Because, you see, the problem with the societal stigma of mental illness is that we try so valiantly to hide it.                                                                                                                                                                                                     If my joy seems unrestrained; I’m faking it.                                                                                                                                                                                                                                                                                                                  Because I feel like I have to.                                                                                                                                                                                                                                                                                                                                              Because I feel guilty for my lack of happiness, my ingratitude.                                                                                                                                                                                                                                                                               Because I am sure that you would not love me depressed.

Depression is insidious, it’s sneaky, it’s a chameleon. I can not tell you how often I don’t even recognize it in myself.                                                                                                                                                                                       For me so many of my “positive” qualities are the children of my depression.                                                                                                                                                                                                                                                              I am organized because chaos terrifies me (literally terrifies me).                                                                                                                                                                                                                                                                           Neat because disorder in my surroundings is actually physically painful.                                                                                                                                                                                                                                                            Clean because it makes me feel as though I have control.                                                                                                                                                                                                                                                                                                 I do activism because the thing that best distracts me from my own darkness is dealing with someone else’s real, concrete problems.                                                                                                                                                        I smile because you can’t know I’m sad.

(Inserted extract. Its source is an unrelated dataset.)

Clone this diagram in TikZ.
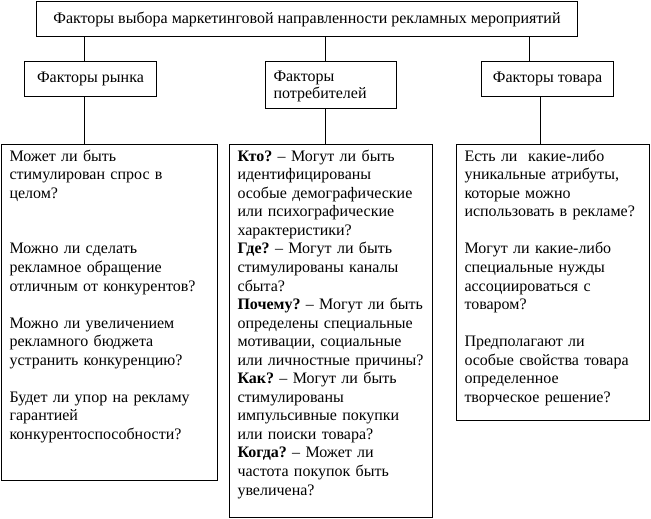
\documentclass[tikz,border=0pt]{standalone}
\usepackage{fontspec}
\setmainfont{Liberation Serif}
\frenchspacing
\begin{document}
\begin{tikzpicture}[x=1pt,y=-1pt,font=\fontsize{16}{18.55}\selectfont,line width=1pt,
		hbox/.style={draw,anchor=north west,inner sep=0pt},
		qbox/.style={draw,anchor=north west,align=left,inner xsep=8pt,inner ysep=0pt,text height=16.7pt}]
			\useasboundingbox (0,0) rectangle (651,519);
			\node[hbox,minimum width=541,minimum height=35] (top) at (36,1) {Факторы выбора маркетинговой направленности рекламных мероприятий};
			\node[hbox,minimum width=132,minimum height=35] (market) at (24,61) {Факторы рынка};
			\node[qbox,text width=115pt,text height=20pt,text depth=27pt,font=\fontsize{16}{16.7}\selectfont] (consumer) at (265,61) {Факторы\\потребителей};
			\node[hbox,minimum width=132,minimum height=35] (product) at (481,61) {Факторы товара};
			\node[qbox,text width=200pt,text depth=319.3pt] (marketq) at (1,144) {Может ли быть\\стимулирован спрос в\\целом?\\[37.1pt]Можно ли сделать\\рекламное обращение\\отличным от конкурентов?\\[18.55pt]Можно ли увеличением\\рекламного бюджета\\устранить конкуренцию?\\[18.55pt]Будет ли упор на рекламу\\гарантией\\конкурентоспособности?};
			\node[qbox,text width=187pt,text depth=355.8pt] (consumerq) at (229,144) {\textbf{Кто?} – Могут ли быть\\идентифицированы\\особые демографические\\или психографические\\характеристики?\\\textbf{Где?} – Могут ли быть\\стимулированы каналы\\сбыта?\\\textbf{Почему?} – Могут ли быть\\определены специальные\\мотивации, социальные\\или личностные причины?\\\textbf{Как?} – Могут ли быть\\стимулированы\\импульсивные покупки\\или поиски товара?\\\textbf{Когда?} – Может ли\\частота покупок быть\\увеличена?};
			\node[qbox,text width=177pt,text depth=259.3pt] (productq) at (456,144) {Есть ли\ \ какие-либо\\уникальные атрибуты,\\которые можно\\использовать в рекламе?\\[18.55pt]Могут ли какие-либо\\специальные нужды\\ассоциироваться с\\товаром?\\[18.55pt]Предполагают ли\\особые свойства товара\\определенное\\творческое решение?};
			\draw ([xshift=-5.7]market.north) -- ([xshift=-5.7]market.north |- top.south);
			\draw ([xshift=-5.8]consumer.north) -- ([xshift=-5.8]consumer.north |- top.south);
			\draw ([xshift=-18.3]product.north) -- ([xshift=-18.3]product.north |- top.south);
			\draw ([xshift=-5.7]market.south) -- ([xshift=-5.7]market.south |- marketq.north);
			\draw ([xshift=-5.8]consumer.south) -- ([xshift=-5.8]consumer.south |- consumerq.north);
			\draw ([xshift=-6.7]product.south) -- ([xshift=-6.7]product.south |- productq.north);
		\end{tikzpicture}
\end{document}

So, in the interest of awareness, I offer you this: you may never be able to tell the difference between my real smile and a faked one, and I believe this to be true of most people living with depression, but you can make it less important for me to pretend. When we ask someone how they are we should encourage a true answer. We should be welcoming of the hard to hear response. We should take encouragement in each others’ honest challenges and offer solace in the form of solidarity. If we can hear each other, we are far less likely to lose each other. Don’t ever take for granted that a smile equals happiness.